The writer of the Letter to the Hebrews knew who the baby looked like and told us clearly in the Second Reading that we’ve just heard.

‘He is the reflection of God’s glory and the exact imprint of God’s very being.’

Those words that the writer uses, ‘the exact imprint’, are what would’ve been said about the minting of a coin.  The blank metal disk is placed on the die and struck and there’s an exact copy.  Who does this baby look like? This baby looks like God because this baby bears the exact likeness to divinity.  This baby reflects the glory of God and is the likeness of God’s very being. 

St John is saying the same thing when in the Gospel for today he writes

‘And the Word became flesh.’

The divine word that was spoken in the beginning, that creative word from which all things came, that word spoken into the womb of Mary, became flesh and dwelt among us and

‘we have seen his glory, the glory as of a father’s only son.’

Who is Jesus like, who is this baby, born in this chaotic town, laid in a manger, visited by shepherds, heralded by angels, adored by Mary, loved by Joseph, who is this baby like, he is like God for this baby is God.

One of the many wonderful carols that the choir has been singing over the past few weeks is a setting of a poem by the 17th century English poet, Robert Herrick, which has became well known because John Rutter took it and set it to music – ‘What sweeter music can we bring’ is the name of the carol.  And listening to it over these past days I’ve been struck by these words

The darling of the world is come,

    And fit it is we find a room   

    To welcome Him.    

‘The darling of the world’, the darling of humanity, the baby, the man making visible the God we cannot see, showing us what God looks like, showing us what God acts like, showing us what God loves like, showing us God.

But St John is also clear that we didn’t recognise him, we didn’t recognise God in the midst of us

‘He was in the world, … yet the world did not know him.’

We couldn’t see him, we couldn’t recognise him.

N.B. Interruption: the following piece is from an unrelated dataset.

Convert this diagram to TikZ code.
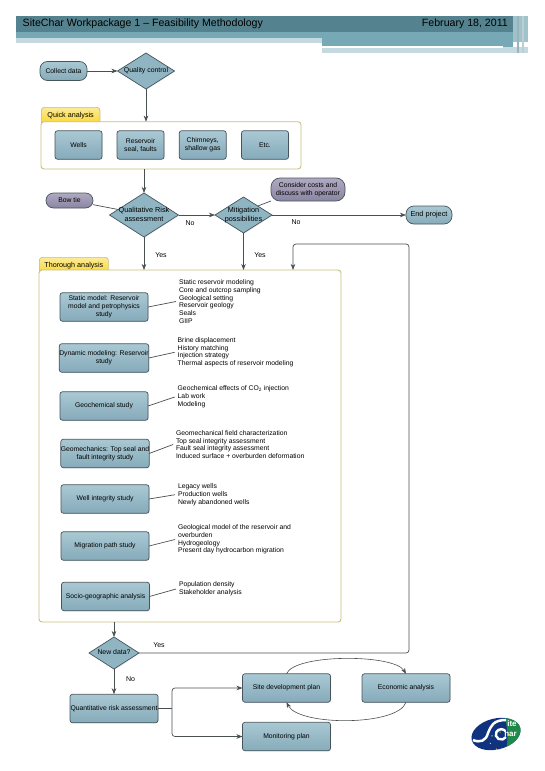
\documentclass[tikz,border=0pt]{standalone}
\usepackage{fontspec}
\setmainfont{Liberation Sans}
\usetikzlibrary{arrows.meta, positioning, shapes.geometric, shadows}
\definecolor{cHead}{HTML}{54838F}
\definecolor{cHeadMid}{HTML}{77A8B5}
\definecolor{cHeadPale}{HTML}{C4DAE0}
\definecolor{cBoxTop}{HTML}{A9C8D3}
\definecolor{cBoxBot}{HTML}{86ABBA}
\definecolor{cDiam}{HTML}{8FB5C3}
\definecolor{cTermTop}{HTML}{B0A9C2}
\definecolor{cTermBot}{HTML}{8A85A2}
\definecolor{cEdge}{HTML}{46545C}
\definecolor{cPanel}{HTML}{C9BF7C}
\definecolor{cTabTop}{HTML}{FBEB9A}
\definecolor{cTabBot}{HTML}{FBD420}
\definecolor{cLine}{HTML}{4A4F52}
\definecolor{cLogo}{HTML}{10337F}
\definecolor{cLogoG}{HTML}{1E8A4A}
\newcommand{\dtext}[1]{\smash{\raisebox{-0.25em}{\makebox[0pt]{\begin{tabular}{@{}c@{}}#1\end{tabular}}}}}

\begin{document}
\begin{tikzpicture}[x=1pt, y=-1pt,
    >=Stealth,
    box/.style={
        rectangle, rounded corners=2.5pt, draw=cEdge, top color=cBoxTop, bottom color=cBoxBot,
        line width=0.7pt, minimum height=#1, minimum width=47pt, inner sep=0pt, outer sep=0pt,
        font=\fontsize{6.8}{8}\selectfont, align=center, text=black,
        drop shadow={opacity=0.12, shadow xshift=0.8pt, shadow yshift=-0.8pt}
    },
    box/.default=28.5pt,
    study/.style={box=28.5pt, minimum width=88pt},
    diam/.style={
        diamond, draw=cEdge, fill=cDiam, line width=0.7pt, inner sep=0pt, outer sep=0pt,
        font=\fontsize{#1}{8.7}\selectfont, text=black,
        drop shadow={opacity=0.12, shadow xshift=0.8pt, shadow yshift=-0.8pt}
    },
    diam/.default=6.9,
    term/.style={
        rectangle, rounded corners=7.5pt, draw=cEdge, line width=0.7pt, outer sep=0pt, inner sep=0pt,
        font=\fontsize{6.8}{8}\selectfont, align=center, text=black
    },
    bluet/.style={term, top color=cBoxTop, bottom color=cBoxBot},
    greyt/.style={term, top color=cTermTop, bottom color=cTermBot},
    panel/.style={
        rectangle, rounded corners=3pt, draw=cPanel, fill=white, line width=0.9pt,
        anchor=north west, outer sep=0pt, inner sep=0pt
    },
    tabbox/.style={
        rectangle, rounded corners=3pt, draw=cPanel, top color=cTabTop, bottom color=cTabBot,
        line width=0.7pt, anchor=north west, inner ysep=0pt, text height=10.5pt, text depth=8pt,
        font=\fontsize{7.2}{8}\selectfont, text=black
    },
    txtlist/.style={
        anchor=west, align=left, inner sep=3pt, outer sep=0pt,
        font=\fontsize{6.8}{7.8}\selectfont, text=black
    },
    lbl/.style={font=\fontsize{7}{8}\selectfont, text=black},
    arr/.style={->, line width=0.7pt, color=cLine},
    lnk/.style={line width=0.7pt, color=cLine},
    curv/.style={->, line width=0.6pt, color=cLine},
]
\useasboundingbox (0,0) rectangle (544,771);

% Header band
\fill[cHeadPale] (16,38) rectangle (322,42.5);
\fill[cHeadMid] (322,38) rectangle (513,47);
\fill[cHeadPale] (322,47) rectangle (528,52.7);
\fill[white] (322,46) rectangle (503,47.6);
\fill[cHeadMid] (16,31.5) rectangle (528,38);
\fill[cHead] (16,16) rectangle (513,31.5);
\fill[cHeadMid!70] (513,16) rectangle (528,42);
\fill[cHead!60] (517,16) rectangle (519,52.7);
\fill[cHead!40] (522,16) rectangle (524,52.7);
\node[anchor=west, inner sep=0pt, font=\fontsize{10.6}{12}\selectfont] (title) at (22.5,23.7) {SiteChar Workpackage 1 – Feasibility Methodology};
\node[anchor=east, inner sep=0pt, font=\fontsize{10.6}{12}\selectfont] (date) at (508,23.7) {February 18, 2011};

% Top row
\node[bluet, minimum width=47pt, minimum height=19pt] (collect) at (63.5,71) {Collect data};
\node[diam, minimum width=57pt, minimum height=36pt] (quality) at (146,71) {\dtext{Quality control}};

% Quick analysis
\node[tabbox, minimum width=58.6pt, minimum height=18.5pt] (quicktab) at (41,107) {Quick analysis};
\node[panel, minimum width=260pt, minimum height=47.3pt] (quick) at (41,121.7) {};
\node[box] (wells)  at ( 78.5,145) {Wells};
\node[box] (seal)   at (140.5,145) {Reservoir\\seal, faults};
\node[box] (chim)   at (202.7,145) {Chimneys,\\shallow gas};
\node[box] (etc)    at (265.0,145) {Etc.};

% Risk row
\node[diam=7.3, minimum width=69pt, minimum height=44pt] (qual) at (144,215) {\dtext{Qualitative Risk\\assessment}};
\node[diam=7.3, minimum width=57pt, minimum height=36pt] (mitig) at (243.5,215) {\dtext{Mitigation\\possibilities}};
\node[greyt, minimum width=47pt, minimum height=15pt] (bowtie) at (69.5,200.5) {Bow tie};
\node[greyt, rounded corners=9pt, minimum width=74pt, minimum height=23pt] (costs) at (308,189.5) {Consider costs and\\discuss with operator};
\node[bluet, rounded corners=8pt, font=\fontsize{7.3}{8}\selectfont, minimum width=46pt, minimum height=18pt] (endp) at (429,215) {End project};

% Thorough analysis
\node[tabbox, minimum width=69pt, minimum height=17pt] (thorotab) at (39,257) {Thorough analysis};
\node[panel, minimum width=302pt, minimum height=352pt] (thoro) at (39,270) {};

\node[study] (static)  at (104,307) {Static model: Reservoir\\model and petrophysics\\study};
\node[study] (dynamic) at (104,358) {Dynamic modeling: Reservoir\\study};
\node[study] (geochem) at (104,406) {Geochemical study};
\node[study] (geomech) at (105,453.5) {Geomechanics: Top seal and\\fault integrity study};
\node[study] (well)    at (105,499) {Well integrity study};
\node[study] (migr)    at (105,546) {Migration path study};
\node[study] (socio)   at (105.5,596.5) {Socio-geographic analysis};

\node[txtlist] (staticl)  at (176,301.5) {Static reservoir modeling\\Core and outcrop sampling\\Geological setting\\Reservoir geology\\Seals\\GIIP};
\node[txtlist] (dynamicl) at (174.7,352.3) {Brine displacement\\History matching\\Injection strategy\\Thermal aspects of reservoir modeling};
\node[txtlist] (geochemi) at (174.7,397) {Geochemical effects of CO\textsubscript{2} injection\\Lab work\\Modeling};
\node[txtlist] (geomechl) at (173,444.5) {Geomechanical field characterization\\Top seal integrity assessment\\Fault seal integrity assessment\\Induced surface + overburden deformation};
\node[txtlist] (welll)    at (175,494.7) {Legacy wells\\Production wells\\Newly abandoned wells};
\node[txtlist] (migrl)    at (175,539.5) {Geological model of the reservoir and\\overburden\\Hydrogeology\\Present day hydrocarbon migration};
\node[txtlist] (sociol)   at (176,589) {Population density\\Stakeholder analysis};

% Bottom section
\node[diam=6.9, minimum width=50pt, minimum height=32pt] (newdata) at (114,653) {\dtext{New data?}};
\node[study] (quant) at (114,708.5) {Quantitative risk assessment};
\node[study] (site)  at (286.5,688) {Site development plan};
\node[study] (econ)  at (406,688) {Economic analysis};
\node[study] (moni)  at (286.5,736.5) {Monitoring plan};

% Labels
\node[lbl] (no1)  at (190,223) {No};
\node[lbl] (no2)  at (296,222.5) {No};
\node[lbl] (yes1) at (161,255) {Yes};
\node[lbl] (yes2) at (260,255) {Yes};
\node[lbl] (yes3) at (159,645) {Yes};
\node[lbl] (no3)  at (130.5,679) {No};

% Free ends of the loop and the fork
\coordinate (loopin) at (293,270);
\coordinate (loopr)  at (409,653);
\coordinate (forkx)  at (172,708.5);

% Arrows - top section
\draw[arr] (collect) -- (quality);
\draw[arr] (quality.south) -- (quality.south |- quick.north);
\draw[arr] (qual.north |- quick.south) -- (qual.north);
\draw[arr] (qual) -- (mitig);
\draw[arr] (mitig) -- (endp);
\draw[arr] (qual.south) -- (qual.south |- thoro.north);
\draw[arr] (mitig.south) -- (mitig.south |- thoro.north);
\draw[lnk] (bowtie.-10) -- (qual.168);
\draw[lnk] (mitig.north east) -- (costs.south west);

% Arrows - studies to their lists
\foreach \a/\b in {static/staticl, dynamic/dynamicl, geochem/geochemi, geomech/geomechl, well/welll, migr/migrl, socio/sociol}
    \draw[lnk] (\a.east) -- (\b.west);

% Arrows - bottom section
\draw[arr] (newdata.north |- thoro.south) -- (newdata.north);
\draw[arr] (newdata) -- (quant);
\draw[arr, rounded corners=3pt] (newdata.east) -- (loopr) -- (loopr |- 0,244) -- (loopin |- 0,244) -- (loopin);
\draw[lnk] (quant.east) -- (forkx);
\draw[arr, rounded corners=3pt] (forkx) |- (site.west);
\draw[arr, rounded corners=3pt] (forkx) |- (moni.west);
\draw[curv] (site.north) .. controls +(8,-20) and +(-12,-20) .. (econ.north);
\draw[curv] (econ.south) .. controls +(-8,24) and +(12,24) .. (site.south);

% Logo
\begin{scope}
    \clip[rotate around={14:(496,734)}] (496,734) ellipse (25 and 15.5);
    \fill[cLogo] (465,710) rectangle (525,755);
    \fill[cLogoG] (504,710) .. controls (506,725) and (510,735) .. (505,755) -- (525,755) -- (525,710) -- cycle;
\end{scope}
\draw[white, line width=2.5pt] (506,720) .. controls (493,720) and (491,726) .. (488,733) .. controls (486,741) and (480,743) .. (473,740);
\draw[white, line width=2.4pt] (506,737) arc (30:320:5.5 and 5.2);
\node[inner sep=0pt, text=white, font=\fontsize{8}{9}\bfseries\selectfont] (logoite) at (512,724) {ite};
\node[inner sep=0pt, text=white, font=\fontsize{8}{9}\bfseries\selectfont] (logohar) at (510.5,733.5) {har};
\foreach \p in {65,115,165,215,265,310}
    \fill[yellow!80!orange] (501,741) ++(\p:11 and 9) circle (0.7);
\end{tikzpicture}
\end{document}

Perhaps when we were looking for God we were not looking for a baby in a manger!

But Jesus always challenges our expectations. The sweetness of the Christmas story contrasts sharply with the harshness of Good Friday when that same mother would look again at her son and wonder who he looked like.  He looked like the one of whom Isaiah had spoken

he had no form or majesty that we should look at him, nothing in his appearance that we should desire him.
He was despised and rejected by others.

Yet as Mary knew, though he might look like a criminal, this was still her son, and bearing that divine image, as much on the cross as in the crib.  This is the wonder of God, this is Emmanuel, God with us.

I’ve been saying in my message for Christmas at all the carol services that I’ve attended this month, that this year, as a community, we’ve seen the best of times and the worst of times, the depths to which humanity can sink as terrorists struck and killed and injured people around the walls of this sacred place.  As a nation we’ve experienced horrific terrorist acts in Manchester and London.  We watched with horror as Grenfell Tower burnt on our screens and seared its way into our memories.  We’ve seen refugees fleeing war and the Rohingya fleeing oppression. We’ve seen a gunman shooting from a Las Vegas hotel into a crowd of music fans.  We’ve seen families without anything in the blockade of the Yemen. We’ve seen so many things that have made us weep.

Yet we’ve also seen the goodness of people, their generosity and courage, their ability to rise above the horrors, with dignity, to do the right thing, to live for their neighbour, to care for the stranger, to love the person who does not love them, to care for the person who’ll never know that they cared.

This year has been the tenth anniversary of the Robes Project, our cold weather shelter and the seventh time we’ve hosted the Sleep Out at the end of November.  260 people registered to sleep out that night, a record number and a record amount has been and is being raised.  It was humbling and moving to see them all in this nave before they went off to bed and then again, at dawn, still sleepy, but here at the Eucharist, coming forward to make contact with God in communion. 

The darling of the world is come,

    And fit it is we find a room  

    To welcome Him.

In our First Reading the prophet Isaiah, who’d go on to speak of the suffering servant, says this

all the ends of the earth shall see

the salvation of our God.

The world still sees its darling, the world sees the salvation of our God when we bear that divine likeness ourselves.  For we look with love upon God and love looks back with love, at us and we too reflect his glory.  For that is what Christmas is all about, this is why we’ve spent all this time and all this money and all this energy getting ourselves ready for this morning because as St Athanasius said

God became man so that man might become God.

This is the simple, profound, world-shattering, life-shattering truth that was discovered then, is discovered now, that when we look at the baby, we look at God, the darling of the world finding a room with us, where a room could not be found before.

My sister, who do you look like? My brother, who do you look like? To me you look like God – the challenge is to act in a manner more God-like – for God has shown us how to be fully human, even in our weakness and even in our vulnerability, so that we can live up to the challenge that the baby in the manger presents to the world. That has been the challenge this year, it will be the challenge next, to show God to the world, the God we desperately need to know, the darling, our darling, our God.